Una volta, i “preppers”, quelli che si preparano a lottare e sopravvivere in un collasso sociale totale accumulando proiettili e scatolame in qualche deserto americano, erano la “frangia lunatica” fatta per lo più da reduci di guerra tornati disturbati dall’Irak, o complottasti paranoici; gente senza tanti mezzi comunque. Adesso sono le menti brillanti di SIlicon Valley a prepararsi all’Armageddon, sia quello naturale (terremoto della faglia di Sant?Andrea) sia il collasso sociale e politico della società.
Antonio García Martínez, 40 anni, ha ammesso di aver acquistato “due ettari di bosco in un’isola del Nord Pacifico e d’averla attrezzata con generatori, pannelli solari, casse di munizioni”. Il fondatore di PayPal , Peter Thiel, ha non solo comprati terreni in Nuova Zelanda, ma fondato là una ditta che aiuta i suoi pari (pari-reddito) a cercare là ridenti rifugi. Nei fatti, nei primi 10 mesi del 2016, mani straniere hanno acquistato 3500 chilometri quadrati in Nuova Zelanda. Il posto così lontano è oggetto dei loro appetiti, anche perché ritenuto sicuro se scoppia una epidemia globale…
Reid Hoffman, creatore di LinkedIn, ha raccontato al giornalista dell New Yorker: “Dire che hai comprato una casa in Nuova Zelanda è come un ammicco fra noi. Si fa’ la stretta di mano massonica e ci si scambiano notizie del tipo: niamo, “Sai, conosco un mediatore che vende vecchi silos per missili ICBM, a prova di atomica…”. O si discute su temi come: “Bisogna comprarsi un aereo privato. Bisogna prendersi cura anche della famiglia del pilota. Devono essere sull’aereo”.

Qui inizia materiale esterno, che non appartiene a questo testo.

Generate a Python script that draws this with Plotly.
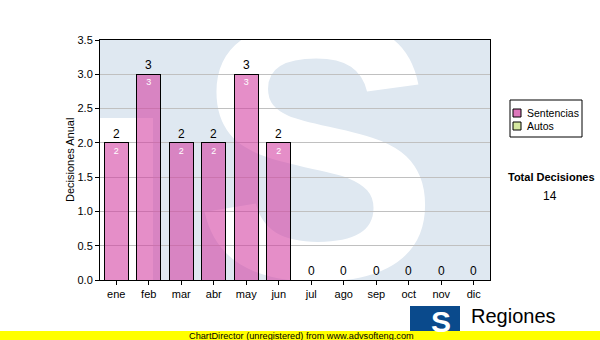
import base64
import plotly.graph_objects as go

months = ["ene", "feb", "mar", "abr", "may", "jun", "jul", "ago", "sep", "oct", "nov", "dic"]
sentencias = [2, 3, 2, 2, 3, 2, 0, 0, 0, 0, 0, 0]
autos = [0, 0, 0, 0, 0, 0, 0, 0, 0, 0, 0, 0]
y_ticks = [0, 0.5, 1.0, 1.5, 2.0, 2.5, 3.0, 3.5]
total_label = "Total Decisiones"
total_value = sum(sentencias) + sum(autos)

FONT = "Liberation Sans, Arial, sans-serif"
W, H = 600, 340
L, R, T, B = 100, 490, 40, 280  # plot area in pixels


def px(x):
    return (x - L) / (R - L)


def py(y):
    return (B - y) / (B - T)


# watermark background (light "TS" logo)
svg = f"""<svg xmlns="http://www.w3.org/2000/svg" width="390" height="240" viewBox="0 0 390 240">
<rect width="390" height="240" fill="#dfe8f1"/>
<rect x="0" y="78" width="53" height="162" fill="#ffffff"/>
<text x="94" y="238" font-family="Liberation Sans, Arial" font-weight="bold" font-size="368" fill="#ffffff">S</text>
</svg>"""
src = "data:image/svg+xml;base64," + base64.b64encode(svg.encode()).decode()

totals = [s + a for s, a in zip(sentencias, autos)]

fig = go.Figure()
fig.add_trace(go.Bar(
    x=months, y=sentencias, name="Sentencias",
    marker=dict(color="rgba(210,60,160,0.58)", line=dict(color="#000000", width=1)),
    text=[str(v) if v > 0 else "" for v in sentencias],
    textposition="inside", insidetextanchor="end", textangle=0,
    textfont=dict(color="white", size=9, family=FONT),
    showlegend=False,
))
fig.add_trace(go.Bar(
    x=months, y=autos, name="Autos",
    marker=dict(color="rgba(200,225,130,0.7)", line=dict(color="#000000", width=1)),
    showlegend=False,
))


def note(x, y, text, size=11, color="#000000", xanchor="center", yanchor="middle", **kw):
    return dict(x=x, y=y, xref="paper", yref="paper", text=text, showarrow=False,
                xanchor=xanchor, yanchor=yanchor,
                font=dict(size=size, color=color, family=FONT), **kw)


annotations = []
for m, t in zip(months, totals):
    annotations.append(dict(
        x=m, y=t, xref="x", yref="y", text=str(t), showarrow=False,
        xanchor="center", yanchor="bottom", font=dict(size=12, color="#000000", family=FONT),
    ))

# y-axis title
annotations.append(note(px(70), 0.5, "Decisiones Anual", textangle=-90))

# manual legend
shapes = [
    dict(type="rect", xref="paper", yref="paper", x0=px(510), x1=px(582), y0=py(100), y1=py(137),
         line=dict(color="#000000", width=1), fillcolor="#ffffff"),
    dict(type="rect", xref="paper", yref="paper", x0=px(513), x1=px(521), y0=py(109), y1=py(117),
         line=dict(color="#000000", width=1), fillcolor="#dd77bb"),
    dict(type="rect", xref="paper", yref="paper", x0=px(513), x1=px(521), y0=py(122), y1=py(130),
         line=dict(color="#000000", width=1), fillcolor="#d5e8a0"),
]
annotations.append(note(px(525), py(113), "Sentencias", size=10.5, xanchor="left"))
annotations.append(note(px(525), py(126), "Autos", size=10.5, xanchor="left"))

# total
annotations.append(note(px(551), py(177), "<b>" + total_label + "</b>"))
annotations.append(note(px(550), py(196), str(total_value), size=12))

# logo
shapes.append(dict(type="rect", xref="paper", yref="paper", x0=px(410), x1=px(460), y0=py(306), y1=py(331),
                   line=dict(width=0), fillcolor="#0a4a8c", layer="above"))
annotations.append(note(px(441), py(321), "<b>S</b>", size=30, color="#ffffff"))
annotations.append(note(px(469), py(316), "Regiones", size=20, xanchor="left"))

# yellow band
shapes.append(dict(type="rect", xref="paper", yref="paper", x0=px(0), x1=px(600), y0=py(331), y1=py(341),
                   line=dict(width=0), fillcolor="#ffff00", layer="above"))
annotations.append(note(px(301), py(335.5), "ChartDirector (unregistered) from www.advsofteng.com", size=9.2))

fig.update_layout(
    width=W, height=H,
    margin=dict(l=L, r=W - R, t=T, b=H - B, pad=0),
    paper_bgcolor="#ffffff", plot_bgcolor="#ffffff",
    barmode="stack", bargap=0.26,
    showlegend=False,
    font=dict(family=FONT, size=11, color="#000000"),
    images=[dict(source=src, xref="paper", yref="paper", x=0, y=1, sizex=1, sizey=1,
                 xanchor="left", yanchor="top", sizing="stretch", layer="below")],
    shapes=shapes,
    annotations=annotations,
    xaxis=dict(
        showline=True, linecolor="#000000", linewidth=1, mirror=True,
        ticks="outside", ticklen=4, tickcolor="#000000",
        tickfont=dict(size=11, family=FONT, color="#000000"),
        showgrid=False,
    ),
    yaxis=dict(
        range=[0, 3.5], tickvals=y_ticks, ticktext=[f"{v:.1f}" for v in y_ticks],
        showline=True, linecolor="#000000", linewidth=1, mirror=True,
        ticks="outside", ticklen=4, tickcolor="#000000",
        tickfont=dict(size=11, family=FONT, color="#000000"),
        showgrid=True, gridcolor="#c0c0c0", gridwidth=1, zeroline=False,
    ),
)

fig.write_html("out.html")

E’ istruttivo vedere come abbiano paura della società che loro stessi hanno creato, e ne vogliano fuggire. Come pensano di salvare se stessi per via individuale, accumulando munizioni generatori solari, trincerandosi coi propri pari in condomini fortificato: uno spasimo terminale di individualismo americano e di spirito del West, con i carri in circolo contro gli indiani.
“Se avessimo avuto una più equa distribuzione del reddito, messo più fondi e energia nelle scuole pubbliche, nei parchi, nelle arti o e nella sanità pubblica, avremmo tolto molta della rabbia che si sente nella società. Le abbiamo tutte smantellate, queste cose”, ammette Rob Johnson , che ha fondato un Institute for New Economic Thinking (istituto per un nuovo pensiero economico), dove cerca di riproporre le strane idee della società come un sistema di corresponsabilità a questi ricchi spaventati. Ma lamenta la mancanza di “spirito di responsabilità verso il prossimo” e l’apertura alla possibilità, fra i ricchi, di una più decisiva politica fiscale di redistribuzione.